**Raw data:**
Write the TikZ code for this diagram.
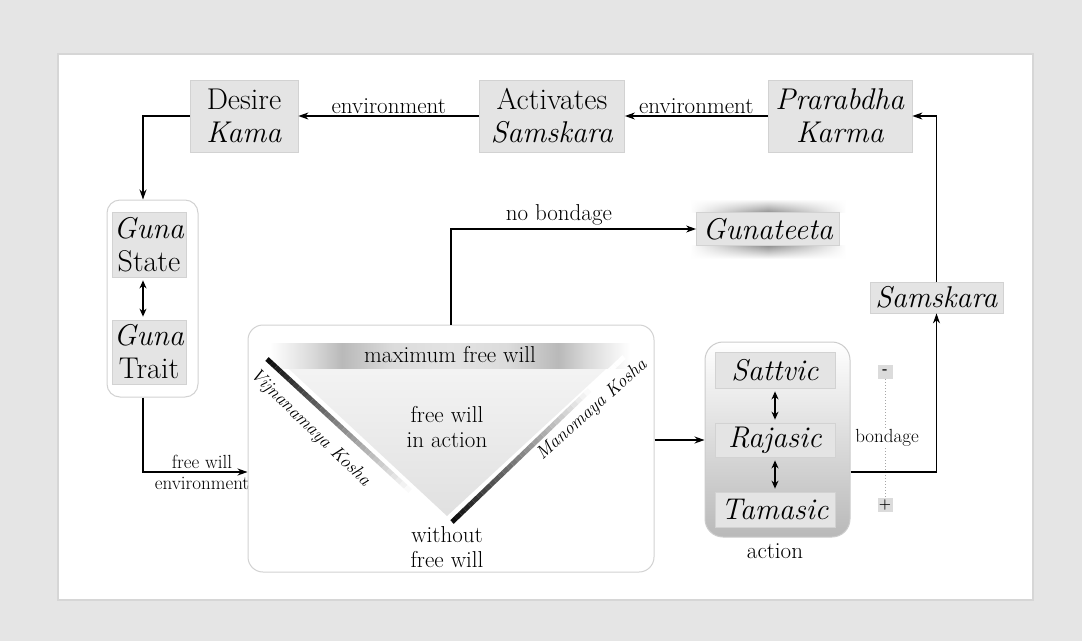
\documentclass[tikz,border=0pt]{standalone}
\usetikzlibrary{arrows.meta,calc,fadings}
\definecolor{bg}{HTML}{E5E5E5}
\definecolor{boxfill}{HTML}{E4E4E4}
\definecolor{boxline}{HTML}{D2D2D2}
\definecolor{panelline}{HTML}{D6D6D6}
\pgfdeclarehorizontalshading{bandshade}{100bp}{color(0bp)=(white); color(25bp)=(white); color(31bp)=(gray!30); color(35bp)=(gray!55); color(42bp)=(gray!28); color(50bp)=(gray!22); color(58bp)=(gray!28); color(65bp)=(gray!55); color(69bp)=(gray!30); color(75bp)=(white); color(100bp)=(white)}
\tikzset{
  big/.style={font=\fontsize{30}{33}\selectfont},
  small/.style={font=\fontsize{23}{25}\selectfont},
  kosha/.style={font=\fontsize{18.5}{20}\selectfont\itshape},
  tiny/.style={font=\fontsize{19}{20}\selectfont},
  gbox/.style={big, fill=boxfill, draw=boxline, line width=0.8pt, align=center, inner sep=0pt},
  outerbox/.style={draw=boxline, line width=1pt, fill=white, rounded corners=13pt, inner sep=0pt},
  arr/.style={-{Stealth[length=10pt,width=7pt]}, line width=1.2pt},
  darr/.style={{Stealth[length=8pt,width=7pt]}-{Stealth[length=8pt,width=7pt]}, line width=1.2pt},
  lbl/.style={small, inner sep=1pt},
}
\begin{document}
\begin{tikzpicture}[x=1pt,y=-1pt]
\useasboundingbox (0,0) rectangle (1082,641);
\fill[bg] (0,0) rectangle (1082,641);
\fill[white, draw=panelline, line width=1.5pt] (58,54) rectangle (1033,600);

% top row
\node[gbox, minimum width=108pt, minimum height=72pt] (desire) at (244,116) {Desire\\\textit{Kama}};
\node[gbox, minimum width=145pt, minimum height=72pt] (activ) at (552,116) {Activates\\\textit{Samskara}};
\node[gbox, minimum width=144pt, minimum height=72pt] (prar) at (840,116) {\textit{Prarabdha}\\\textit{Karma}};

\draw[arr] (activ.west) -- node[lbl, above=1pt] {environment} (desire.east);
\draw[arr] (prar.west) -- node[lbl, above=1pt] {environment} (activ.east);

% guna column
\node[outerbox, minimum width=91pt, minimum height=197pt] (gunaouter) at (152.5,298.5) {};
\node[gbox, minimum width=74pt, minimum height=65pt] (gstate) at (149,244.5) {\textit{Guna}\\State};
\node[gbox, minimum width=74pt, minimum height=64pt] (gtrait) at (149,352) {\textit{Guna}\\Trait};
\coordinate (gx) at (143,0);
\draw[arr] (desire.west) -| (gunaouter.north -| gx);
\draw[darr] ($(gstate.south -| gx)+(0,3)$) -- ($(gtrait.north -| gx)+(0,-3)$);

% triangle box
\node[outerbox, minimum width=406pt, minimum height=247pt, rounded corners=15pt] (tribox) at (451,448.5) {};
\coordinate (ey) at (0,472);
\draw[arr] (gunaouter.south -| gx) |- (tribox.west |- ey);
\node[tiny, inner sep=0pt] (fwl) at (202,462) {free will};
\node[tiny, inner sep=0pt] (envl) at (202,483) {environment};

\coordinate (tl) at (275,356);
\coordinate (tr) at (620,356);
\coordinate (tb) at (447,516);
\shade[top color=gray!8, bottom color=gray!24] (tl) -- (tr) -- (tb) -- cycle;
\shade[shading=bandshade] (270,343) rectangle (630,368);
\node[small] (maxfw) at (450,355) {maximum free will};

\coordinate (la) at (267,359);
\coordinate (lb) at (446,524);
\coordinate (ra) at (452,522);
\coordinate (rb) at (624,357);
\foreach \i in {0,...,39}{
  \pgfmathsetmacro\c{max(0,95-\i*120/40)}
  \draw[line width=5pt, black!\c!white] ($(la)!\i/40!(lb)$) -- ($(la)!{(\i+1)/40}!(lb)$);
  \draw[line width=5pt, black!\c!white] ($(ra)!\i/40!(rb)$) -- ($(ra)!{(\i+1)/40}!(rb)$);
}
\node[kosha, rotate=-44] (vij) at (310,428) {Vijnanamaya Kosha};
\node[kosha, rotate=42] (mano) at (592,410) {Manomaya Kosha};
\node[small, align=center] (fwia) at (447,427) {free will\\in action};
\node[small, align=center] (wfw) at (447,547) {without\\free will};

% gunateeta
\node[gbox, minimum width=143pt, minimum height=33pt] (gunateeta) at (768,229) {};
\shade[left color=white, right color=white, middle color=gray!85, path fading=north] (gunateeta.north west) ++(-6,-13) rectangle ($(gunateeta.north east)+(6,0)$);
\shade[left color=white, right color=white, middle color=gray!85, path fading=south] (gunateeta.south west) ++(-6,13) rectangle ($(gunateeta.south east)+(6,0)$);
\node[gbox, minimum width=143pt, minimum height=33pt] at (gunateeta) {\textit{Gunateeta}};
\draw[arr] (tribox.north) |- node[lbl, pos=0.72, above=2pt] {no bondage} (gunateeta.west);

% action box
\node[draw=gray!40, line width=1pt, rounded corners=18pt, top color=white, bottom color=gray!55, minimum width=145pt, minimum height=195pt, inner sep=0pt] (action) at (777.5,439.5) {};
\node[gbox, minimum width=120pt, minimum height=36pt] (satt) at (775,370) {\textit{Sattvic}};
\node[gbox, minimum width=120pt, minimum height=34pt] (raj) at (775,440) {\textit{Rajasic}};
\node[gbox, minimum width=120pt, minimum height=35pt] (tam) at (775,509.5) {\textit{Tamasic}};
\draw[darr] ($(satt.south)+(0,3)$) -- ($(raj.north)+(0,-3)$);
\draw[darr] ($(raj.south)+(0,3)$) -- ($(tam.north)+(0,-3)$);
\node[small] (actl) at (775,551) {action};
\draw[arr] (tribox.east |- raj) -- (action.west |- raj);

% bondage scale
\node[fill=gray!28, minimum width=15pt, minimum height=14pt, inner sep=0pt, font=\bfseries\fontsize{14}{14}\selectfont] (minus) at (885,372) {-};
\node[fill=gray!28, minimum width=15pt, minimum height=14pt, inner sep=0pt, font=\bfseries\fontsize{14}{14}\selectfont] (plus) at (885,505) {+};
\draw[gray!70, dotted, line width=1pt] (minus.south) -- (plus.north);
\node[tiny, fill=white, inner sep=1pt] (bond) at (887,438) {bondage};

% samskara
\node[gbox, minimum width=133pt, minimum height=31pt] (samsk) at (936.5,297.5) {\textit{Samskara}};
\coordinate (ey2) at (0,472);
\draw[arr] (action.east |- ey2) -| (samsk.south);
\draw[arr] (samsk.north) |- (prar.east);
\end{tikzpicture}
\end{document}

**What you will do:** With the pictures left out, transcribe the material exactly.

**Final result:**
Write the TikZ code for this diagram.
\documentclass[tikz,border=0pt]{standalone}
\usetikzlibrary{arrows.meta,calc,fadings}
\definecolor{bg}{HTML}{E5E5E5}
\definecolor{boxfill}{HTML}{E4E4E4}
\definecolor{boxline}{HTML}{D2D2D2}
\definecolor{panelline}{HTML}{D6D6D6}
\pgfdeclarehorizontalshading{bandshade}{100bp}{color(0bp)=(white); color(25bp)=(white); color(31bp)=(gray!30); color(35bp)=(gray!55); color(42bp)=(gray!28); color(50bp)=(gray!22); color(58bp)=(gray!28); color(65bp)=(gray!55); color(69bp)=(gray!30); color(75bp)=(white); color(100bp)=(white)}
\tikzset{
  big/.style={font=\fontsize{30}{33}\selectfont},
  small/.style={font=\fontsize{23}{25}\selectfont},
  kosha/.style={font=\fontsize{18.5}{20}\selectfont\itshape},
  tiny/.style={font=\fontsize{19}{20}\selectfont},
  gbox/.style={big, fill=boxfill, draw=boxline, line width=0.8pt, align=center, inner sep=0pt},
  outerbox/.style={draw=boxline, line width=1pt, fill=white, rounded corners=13pt, inner sep=0pt},
  arr/.style={-{Stealth[length=10pt,width=7pt]}, line width=1.2pt},
  darr/.style={{Stealth[length=8pt,width=7pt]}-{Stealth[length=8pt,width=7pt]}, line width=1.2pt},
  lbl/.style={small, inner sep=1pt},
}
\begin{document}
\begin{tikzpicture}[x=1pt,y=-1pt]
\useasboundingbox (0,0) rectangle (1082,641);
\fill[bg] (0,0) rectangle (1082,641);
\fill[white, draw=panelline, line width=1.5pt] (58,54) rectangle (1033,600);

% top row
\node[gbox, minimum width=108pt, minimum height=72pt] (desire) at (244,116) {Desire\\\textit{Kama}};
\node[gbox, minimum width=145pt, minimum height=72pt] (activ) at (552,116) {Activates\\\textit{Samskara}};
\node[gbox, minimum width=144pt, minimum height=72pt] (prar) at (840,116) {\textit{Prarabdha}\\\textit{Karma}};

\draw[arr] (activ.west) -- node[lbl, above=1pt] {environment} (desire.east);
\draw[arr] (prar.west) -- node[lbl, above=1pt] {environment} (activ.east);

% guna column
\node[outerbox, minimum width=91pt, minimum height=197pt] (gunaouter) at (152.5,298.5) {};
\node[gbox, minimum width=74pt, minimum height=65pt] (gstate) at (149,244.5) {\textit{Guna}\\State};
\node[gbox, minimum width=74pt, minimum height=64pt] (gtrait) at (149,352) {\textit{Guna}\\Trait};
\coordinate (gx) at (143,0);
\draw[arr] (desire.west) -| (gunaouter.north -| gx);
\draw[darr] ($(gstate.south -| gx)+(0,3)$) -- ($(gtrait.north -| gx)+(0,-3)$);

% triangle box
\node[outerbox, minimum width=406pt, minimum height=247pt, rounded corners=15pt] (tribox) at (451,448.5) {};
\coordinate (ey) at (0,472);
\draw[arr] (gunaouter.south -| gx) |- (tribox.west |- ey);
\node[tiny, inner sep=0pt] (fwl) at (202,462) {free will};
\node[tiny, inner sep=0pt] (envl) at (202,483) {environment};

\coordinate (tl) at (275,356);
\coordinate (tr) at (620,356);
\coordinate (tb) at (447,516);
\shade[top color=gray!8, bottom color=gray!24] (tl) -- (tr) -- (tb) -- cycle;
\shade[shading=bandshade] (270,343) rectangle (630,368);
\node[small] (maxfw) at (450,355) {maximum free will};

\coordinate (la) at (267,359);
\coordinate (lb) at (446,524);
\coordinate (ra) at (452,522);
\coordinate (rb) at (624,357);
\foreach \i in {0,...,39}{
  \pgfmathsetmacro\c{max(0,95-\i*120/40)}
  \draw[line width=5pt, black!\c!white] ($(la)!\i/40!(lb)$) -- ($(la)!{(\i+1)/40}!(lb)$);
  \draw[line width=5pt, black!\c!white] ($(ra)!\i/40!(rb)$) -- ($(ra)!{(\i+1)/40}!(rb)$);
}
\node[kosha, rotate=-44] (vij) at (310,428) {Vijnanamaya Kosha};
\node[kosha, rotate=42] (mano) at (592,410) {Manomaya Kosha};
\node[small, align=center] (fwia) at (447,427) {free will\\in action};
\node[small, align=center] (wfw) at (447,547) {without\\free will};

% gunateeta
\node[gbox, minimum width=143pt, minimum height=33pt] (gunateeta) at (768,229) {};
\shade[left color=white, right color=white, middle color=gray!85, path fading=north] (gunateeta.north west) ++(-6,-13) rectangle ($(gunateeta.north east)+(6,0)$);
\shade[left color=white, right color=white, middle color=gray!85, path fading=south] (gunateeta.south west) ++(-6,13) rectangle ($(gunateeta.south east)+(6,0)$);
\node[gbox, minimum width=143pt, minimum height=33pt] at (gunateeta) {\textit{Gunateeta}};
\draw[arr] (tribox.north) |- node[lbl, pos=0.72, above=2pt] {no bondage} (gunateeta.west);

% action box
\node[draw=gray!40, line width=1pt, rounded corners=18pt, top color=white, bottom color=gray!55, minimum width=145pt, minimum height=195pt, inner sep=0pt] (action) at (777.5,439.5) {};
\node[gbox, minimum width=120pt, minimum height=36pt] (satt) at (775,370) {\textit{Sattvic}};
\node[gbox, minimum width=120pt, minimum height=34pt] (raj) at (775,440) {\textit{Rajasic}};
\node[gbox, minimum width=120pt, minimum height=35pt] (tam) at (775,509.5) {\textit{Tamasic}};
\draw[darr] ($(satt.south)+(0,3)$) -- ($(raj.north)+(0,-3)$);
\draw[darr] ($(raj.south)+(0,3)$) -- ($(tam.north)+(0,-3)$);
\node[small] (actl) at (775,551) {action};
\draw[arr] (tribox.east |- raj) -- (action.west |- raj);

% bondage scale
\node[fill=gray!28, minimum width=15pt, minimum height=14pt, inner sep=0pt, font=\bfseries\fontsize{14}{14}\selectfont] (minus) at (885,372) {-};
\node[fill=gray!28, minimum width=15pt, minimum height=14pt, inner sep=0pt, font=\bfseries\fontsize{14}{14}\selectfont] (plus) at (885,505) {+};
\draw[gray!70, dotted, line width=1pt] (minus.south) -- (plus.north);
\node[tiny, fill=white, inner sep=1pt] (bond) at (887,438) {bondage};

% samskara
\node[gbox, minimum width=133pt, minimum height=31pt] (samsk) at (936.5,297.5) {\textit{Samskara}};
\coordinate (ey2) at (0,472);
\draw[arr] (action.east |- ey2) -| (samsk.south);
\draw[arr] (samsk.north) |- (prar.east);
\end{tikzpicture}
\end{document}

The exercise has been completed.